The future of Bhy Kracke Park was the main topic of discussion at last week’s Queen Anne Community Council meeting.
With planning underway for improvements to the park at 1215 Fifth Ave. N., Katie Bang of Seattle Parks and Recreation was on hand to discuss the project, and garner feedback about what the park could look like after work is completed.
“This is a well-needed park improvement project,” she said.
At the heart of the $261,000 major maintenance project is a new retaining wall, to replace the current one made of plywood and rebar. Bang said a pipe pile wall is the preferred option and is cost-effective, but concerns were raised about whether the material would be susceptible to graffiti.
“You might as well put a sign on that wall that says, ‘tag me,’” said Marty Kaplan, who chairs the Council’s Land Use Review and Planning Committees.
Don Harper, Council’s Parks Committee Chair, also took issue with the aesthetic value of the proposed wall replacement.
“I would do less of a wall if you have to, or get more money,” Harper said. “But do it right.”
There were also questions regarding what will happen to the arbor located south of the park’s play area.
Within the current budget, Bang said, there is funding to build a new arbor elsewhere in the park, or near its current location.
“The cost to actually try to preserve it and move it is much more than to build a new one,” Bang said.
Also part of the current plan is widening a pathway from five feet to seven, an idea that was also met with some skepticism.
“That does not seem with keeping in the character of this small little jewel box of a park,” Kaplan said.
Attendees also voiced concern about the current upkeep and maintenance needs of the park, with invasive plants taking hold in many areas. Bang said the parks department is looking at better ways to utilize the hours of maintenance crews throughout the city.
“It’s always been a very reactive approach,” Bang said. “We just haven’t had the money.”
Harper also suggested that neighbors consider pursuing a Neighborhood Matching Fund program grant through the city to fund other improvements for the park in conjunction with this project.
Bang said a pre-application has been submitted to the city of permits, and the project will go out to bid over the winter. Construction is set to start sometime in the spring or summer — to avoid doing slope stabilization during the rainy season — with completion by the fall.
The latter half of the meeting was devoted mostly to a summary provided by Kaplan of Community Council’s appeal of Councilmember Mike O’Brien’s backyard cottage legislation, in advance of the Land Use Review Committee’s meeting on the Sept. 19. That meeting will start at 7 p.m. at Queen Anne Manor (100 Crockett St.).
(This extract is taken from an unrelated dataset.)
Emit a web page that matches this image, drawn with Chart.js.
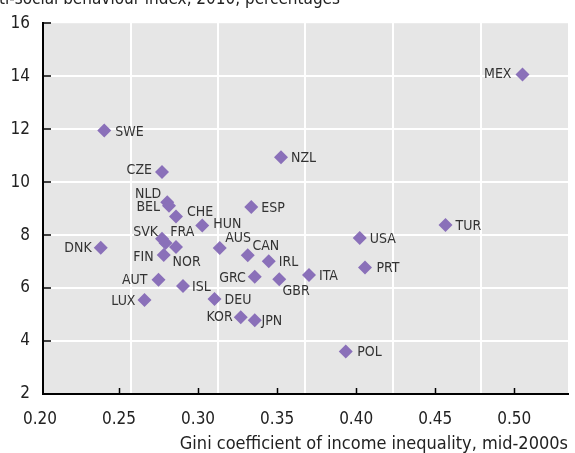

“It’s one size fits all,” Kaplan said of the legislation. “Queen Anne is exactly the same as West Seattle, Capitol Hill, Wedgwood, Madrona, Othello. It’s all the same. It doesn’t matter how big a site you have, how dense it is, what the parking requirements are.”
He also pushed back against the idea that opponents of the legislation are merely “NIMBYs,” calling that characterization divisive rhetoric, and that the appeal is based on the notion that people from every neighborhood should be able to review documents that substantiate the claim that there would be no impact from the legislation.
The final day of the appeal, which began last month, will be Sept. 30, and the hearing examiner will issue their decision within two weeks of that date.
Meanwhile, the Community Council will host its annual meeting and election on Sept. 21 at 7 p.m. at Queen Anne Manor. Four members will not be returning to the Council.